The experience focused on:
- clear touch-friendly interactions
- large-screen layout
- simple navigation
- polished visual flow
- reliable event usage
- smooth transition between survey, lucky wheel, and result states
The application was not designed as a generic mobile app. It was designed as a focused event tool for a physical activation setup, with a web app architecture that could support the required deployment flow.
What Was Delivered
The project included:
- custom Expo / React Native event web app
- tablet-first 1920x1080 interface
- survey flow
- lucky wheel
- prize result logic
- gift inventory handling
- exhausted-prize fallback logic
- local data storage for recovery
- remote Google Sheets sync through Apps Script
- timestamp and result recording
- survey response saving
- failsafes for event reliability
- event-specific user flow
- technical implementation for real-world deployment
The project combined event UX, web app development, data collection, gamification, operational prize management, and reliability-focused engineering.
The Result
The DÚK 10 let app gave the anniversary event a custom digital activation system built around its actual operational needs.
Visitors could complete a survey, spin a lucky wheel, and receive a result through a smooth tablet-first experience. Organizers gained a structured way to collect responses, manage prize distribution, and preserve event data through both local recovery storage and remote Google Sheets synchronization.
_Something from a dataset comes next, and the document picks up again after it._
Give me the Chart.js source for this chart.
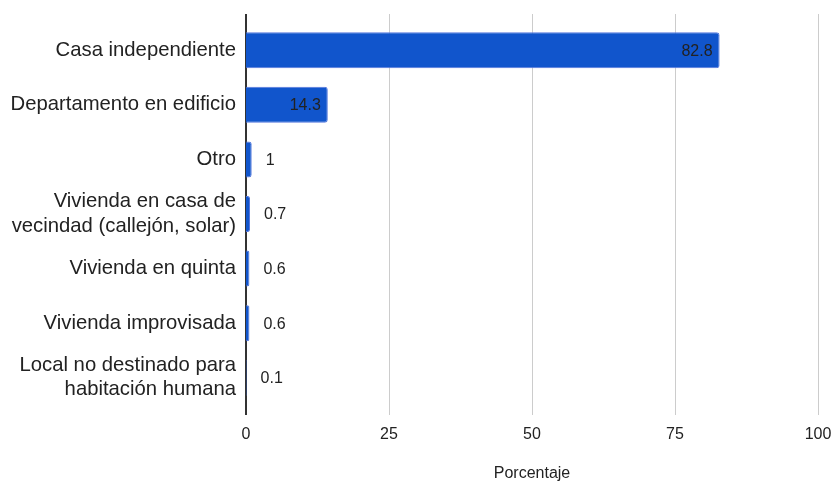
<!DOCTYPE html>
<html>
<head>
<meta charset="utf-8">
<script src="https://cdn.jsdelivr.net/npm/chart.js@4.4.0/dist/chart.umd.min.js"></script>
<style>
  html, body { margin: 0; padding: 0; background: #fff; }
</style>
</head>
<body>
<canvas id="myChart" width="832" height="481"></canvas>
<script>
// DATA
const categories = [
    'Casa independiente',
    'Departamento en edificio',
    'Otro',
    ['Vivienda en casa de', 'vecindad (callejón, solar)'],
    'Vivienda en quinta',
    'Vivienda improvisada',
    ['Local no destinado para', 'habitación humana']
];
const percentages = [82.8, 14.3, 1, 0.7, 0.6, 0.6, 0.1];
const xTicks = [0, 25, 50, 75, 100];
const axisTitle = 'Porcentaje';

const FONT = "'Liberation Sans', Arial, sans-serif";
const TEXT = '#222222';

// kill the extra margins chart.js reserves for half labels
function noPad(s) {
    s.paddingTop = 0; s.paddingBottom = 0;
    s.paddingLeft = 0; s.paddingRight = 0;
}

// vertical grid lines + axis line, a bit taller than the bar bands
const gridPlugin = {
    id: 'gridLines',
    beforeDatasetsDraw(chart) {
        const ctx = chart.ctx;
        const area = chart.chartArea;
        const xs = chart.scales.x;
        ctx.save();
        xTicks.forEach(v => {
            const x = Math.round(xs.getPixelForValue(v));
            ctx.beginPath();
            if (v === 0) {
                ctx.strokeStyle = '#333333';
                ctx.lineWidth = 2;
                ctx.moveTo(x, area.top - 9);
                ctx.lineTo(x, area.bottom + 10);
            } else {
                ctx.strokeStyle = '#cccccc';
                ctx.lineWidth = 1;
                ctx.moveTo(x + 0.5, area.top - 9);
                ctx.lineTo(x + 0.5, area.bottom + 10);
            }
            ctx.stroke();
        });
        ctx.restore();
    }
};

// value labels: inside the end of the bar if it fits, else just after it
const valueLabels = {
    id: 'valueLabels',
    afterDatasetsDraw(chart) {
        const ctx = chart.ctx;
        const meta = chart.getDatasetMeta(0);
        ctx.save();
        ctx.font = '16px ' + FONT;
        ctx.fillStyle = TEXT;
        ctx.textBaseline = 'middle';
        meta.data.forEach((bar, i) => {
            const txt = String(percentages[i]);
            const w = ctx.measureText(txt).width;
            const barW = bar.x - bar.base;
            if (barW > w + 14) {
                ctx.textAlign = 'right';
                ctx.fillText(txt, bar.x - 7, bar.y + 1);
            } else {
                ctx.textAlign = 'left';
                ctx.fillText(txt, bar.x + 14, bar.y + 1);
            }
        });
        ctx.restore();
    }
};

const data = {
    labels: categories,
    datasets: [{
        data: percentages,
        backgroundColor: '#1155cc',
        borderColor: '#5577dd',
        borderWidth: 1,
        borderRadius: 3,
        borderSkipped: 'start',
        barPercentage: 0.66,
        categoryPercentage: 1
    }]
};

const config = {
    type: 'bar',
    data: data,
    plugins: [gridPlugin, valueLabels],
    options: {
        indexAxis: 'y',
        responsive: false,
        animation: false,
        devicePixelRatio: 1,
        layout: { padding: { top: 23, right: 14, left: 0, bottom: 0 } },
        plugins: {
            legend: { display: false },
            tooltip: { enabled: false }
        },
        scales: {
            x: {
                min: 0,
                max: 100,
                afterBuildTicks: s => { s.ticks = xTicks.map(v => ({ value: v })); },
                afterFit: s => { s.height = 76; noPad(s); },
                grid: { display: false, drawTicks: false },
                border: { display: false },
                ticks: {
                    color: TEXT,
                    padding: 20,
                    font: { family: FONT, size: 16 }
                },
                title: {
                    display: true,
                    text: axisTitle,
                    color: TEXT,
                    padding: { top: 0, bottom: -2 },
                    font: { family: FONT, size: 16 }
                }
            },
            y: {
                afterFit: s => { s.width = 246; noPad(s); },
                grid: { display: false, drawTicks: false },
                border: { display: false },
                ticks: {
                    color: TEXT,
                    padding: 10,
                    font: { family: FONT, size: 20.3, lineHeight: 1.2 }
                }
            }
        }
    }
};

var myChart = new Chart(document.getElementById('myChart'), config);
</script>
</body>
</html>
Instead of relying on a generic survey form or manual prize handling, the event had a dedicated application that connected engagement, data, prize logic, and operational reliability into one system.
Key Takeaway
Strong event software needs to do more than look good.
It needs to support the real environment, the visitor experience, and the operational constraints behind the scenes.
For the DÚK 10th anniversary event, I built a custom tablet-first web app that combined survey collection, a lucky wheel, inventory-aware prize logic, local recovery storage, Google Sheets synchronization, and failsafes into one complete event activation system.